Key Examples of Succession Crises
The Mughal records are full of brothers killing brothers. This wasn't exceptional—it was expected.
Shah Jahan's Sons: The War of Brothers
When Shah Jahan fell ill in 1657, his four sons immediately went to war. Dara Shikoh was the eldest and the father's favorite—he was considered more cultured, more learned in religion. But Aurangzeb was the better general.
Aurangzeb defeated and killed his brothers. He imprisoned his father in Agra Fort. Dara Shikoh was beheaded in 1659. This wasn't a tragic exception. It was how succession worked.
Aurangzeb's Succession Mess
Aurangzeb learned from his father's mistake. He never named an heir. He kept his sons close and under surveillance. When he died in 1707, three of his sons claimed the throne simultaneously. The empire fractured because of it.
Bahadur Shah I won the war, but he'd exhausted Mughal resources fighting his brothers. The empire never recovered its former strength.
The Role of Mothers and Harems
Women in the Mughal harem weren't passive. They were political actors. A prince's mother often determined his fate. She lobbied the emperor, built alliances with nobles, and financed her son's ambitions.
Nur Jahan, Emperor Jahangir's wife, wielded enormous power. She arranged marriages, granted jagirs, and even issued imperial orders. Her stepson Shah Jahan eventually confined her to house arrest when he took power—she'd backed the wrong candidate.
The zenana (women's quarters) was a battleground. Princes who had powerful mothers or wives had advantages that military skill alone couldn't match.
Why This System Was Destined to Fail
The Mughal succession model worked when the emperor was strong. When emperors grew weak—from age, illness, or incapacity—the system collapsed into civil war.
It also depended on a pool of capable princes. When inbreeding increased and heirs became sickly or incompetent, the empire suffered. The later Mughals—Farrukhsiyar, Muhammad Shah—were puppets controlled by nobles. The real succession struggle happened between factions, not princes.
The system also created perverse incentives. Princes had every reason to see their father die quickly and their brothers eliminated. Loyalty to family was secondary to survival and power.
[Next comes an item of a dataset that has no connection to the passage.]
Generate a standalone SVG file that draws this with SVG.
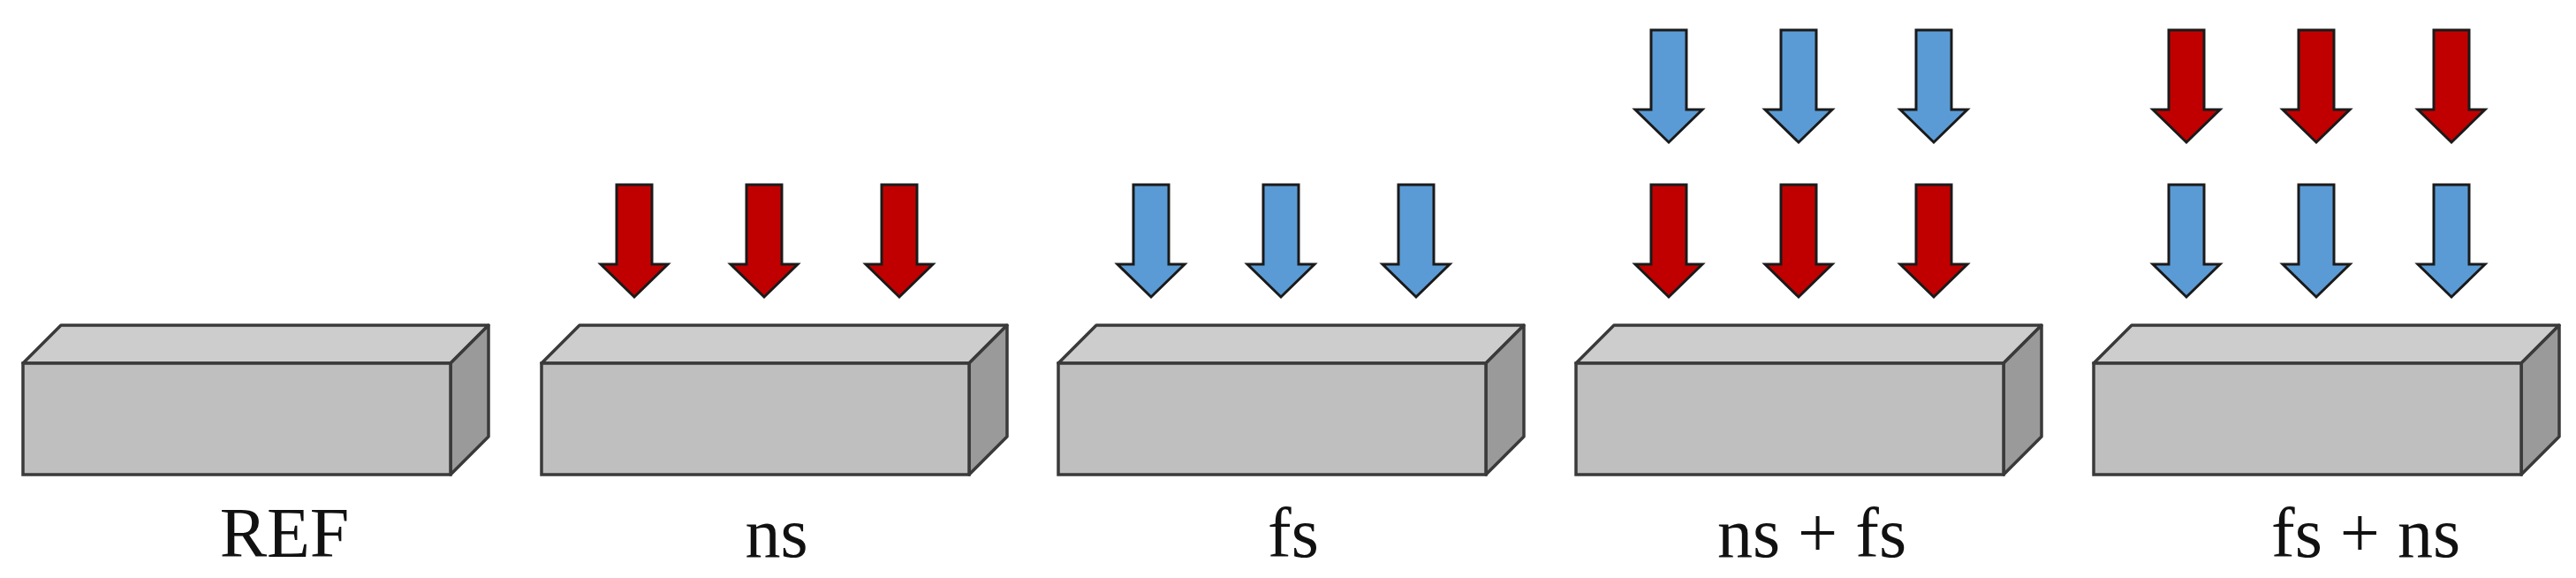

Mughal Succession Methods: A Comparison
| Period | Method Used | Result |
|---|---|---|
| Babur to Humayun | Survival of the ablest; eldest son attempted | Instability; throne lost to Sur dynasty |
| Akbar | Designated Jahangir; kept princes in check | Peaceful transition; but Jahangir struggled |
| Jahangir | Designated Shah Jahan; Khusrau rebellion suppressed | Relatively smooth; Khusrau executed |
| Shah Jahan | No clear designation; war of brothers | Dara killed; Aurangzeb won |
| Aurangzeb | No designation; sons fought after death | Empire fragmented; never recovered |
| Post-Aurangzeb | Nobles decided; princes were puppets | Decline accelerated; British moved in |
Getting Started: Understanding Mughal Succession
If you're studying this topic, focus on these elements:
- Study the mansabdari system—this military-bureaucratic hierarchy determined who could support which prince
- Track the zenana politics—the women's quarters influenced succession as much as battlefields
- Map the jagirdari crisis—when land grants became contested, noble loyalty broke down
- Compare with European primogeniture—understand why India never developed this system
The Mughal succession model wasn't primitive. It was a calculated response to political realities. But it required strong emperors to function. When those emperors disappeared, the system devoured itself.
The Real Legacy
Mughal succession practices didn't just affect the Mughals. They shaped Indian political culture for centuries. Regional kingdoms adopted similar methods. The British eventually exploited these succession disputes to establish control—supporting one claimant, extracting concessions, then replacing that claimant when convenient.
The absence of a clear succession law wasn't a Mughal weakness. It was a Mughal feature. They accepted the violence that came with it because they believed strong rulers would always emerge from the chaos.
They were wrong. The chaos eventually won.